Always gives meaningful feedback.
Acts consistently.
These principles are equally applicable to the team’s outward communication. It’s not an easy task to follow these principles; actually it involves a lot of concrete work, such as deciding what details are internal and what facts need to be communicated and when, how the feedback needs to be best structured and be presented in a consistent manner and who should be notified externally of what, and who needs to followed up and when. This is a lot of work, even if some of it seems to be just trivial admin.
Now to internal, inward communication. One way is to broadcast. But it clogs the internal network and everyone has to spend their time on deciding whether the communication bears any relevance to them.
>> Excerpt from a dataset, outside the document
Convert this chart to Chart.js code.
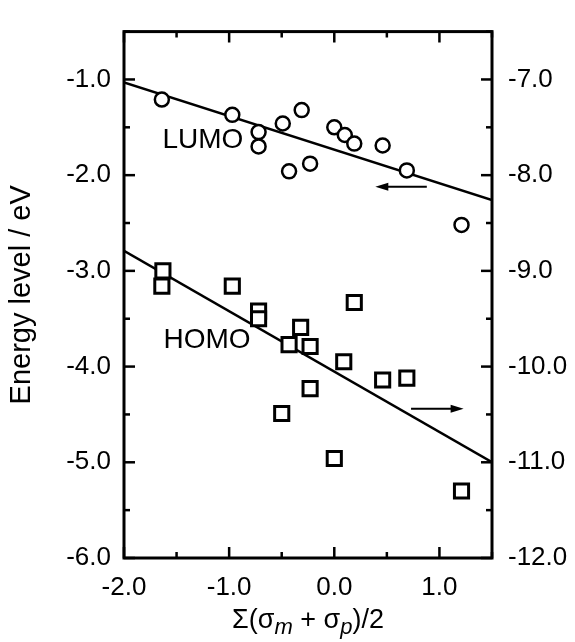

It is like having a very generic algorithm that regardless of input always does the exact same amount of work. It’s sure possible, but why would you want to do that? A more efficient way is obviously to adjust processing depending on the input and here it has to be someone’s job to make a decision how the team should go about something, to dispatch, or convert the input:
Decide what sequence of actions needs to be taken,
or just acknowledge and store for future reference,
or follow up,
or put an issue off for a later review and then make sure it is reviewed and fed back into the decision-making loop.
This is not a small job either and someone has to do it. Obviously now it’s your job to manage the outward and inward communication, and you have to spend some of your brain’s processing power to do it well, so no one else has to and devs can concentrate on their tasks.
There are some other good reasons for not CC-ing or BCC-ing everyone regardless of your job title:
TO means “take action”, CC — “take note for future reference”, BCC — “eavesdrop or mass mail”. You should be careful when you use one or another e-mailing a group of people:
E-mailing a single person is a straight forward “TO”, when E-mailing a group of people only “TO” these who you need to take action (including a simple acknowledgement). This is default meaning, in any other case explicitly tell them what is expected (i.e. FYI, no action needed etc).
CC only these who you want to take note of the information for the future reference. If you expect a number of e-mails to go back and forth before an agreement is reached or issue is resolved don’t “CC”, it’s best to send a summary confirmation later to other parties that need to be notified. Besides saving everyone’s time and avoiding misinterpretation due to someone taking note of a non-final communication that will help make exchange more personal, flow more naturally, and reduce formalism and red-tape. Often CC-d e-mails treated formally and this isn’t always a good thing (but sometimes exactly what you want).
Using BCC is almost never ok. The knowledge of someone eavesdropping on your conversations if come to light will easily ruin your trustworthiness. It is simply a question of “when”. And should your team worry then that you might be BCC-ing their conversations to someone else? Mass mailing through BCC in most cases is also wrong, it creates an impression that e-mail is specifically addressed to the recipient.
Forwarding, CC-ing and BCC-ing require little effort, but multiply noise and dilutes signal. It is worth to give some thought to what exactly you need a person to do and what they should know to act on your communication before composing it.
Some conversations are best taken completely "off line" (phone or better still face-to-face), because it gives you more room for maneveour. Broadcasting or formalising in writting is just like putting yourself into a corner. You can always confirm in writing latter.
Moving to the second part of a tech lead responsibility (directing the team through personal example and imagery depicting the goal). To accomplish that you don’t need to pass on to the team every single piece of information that happen to end in your inbox. You have to create a story and any good story is an abstraction of real events that consists of only relevant and interesting detail for a particular audience. Creating this brief story on the basis of your everyday experience and judging what is relevant and interesting and then presenting it regularly to the team is also quite a job.
But don't forget that by directing the team and serving as abstraction layer you help developers and outside world to interact more efficiently, accomplish more and tackle greater complexity, the job has a point.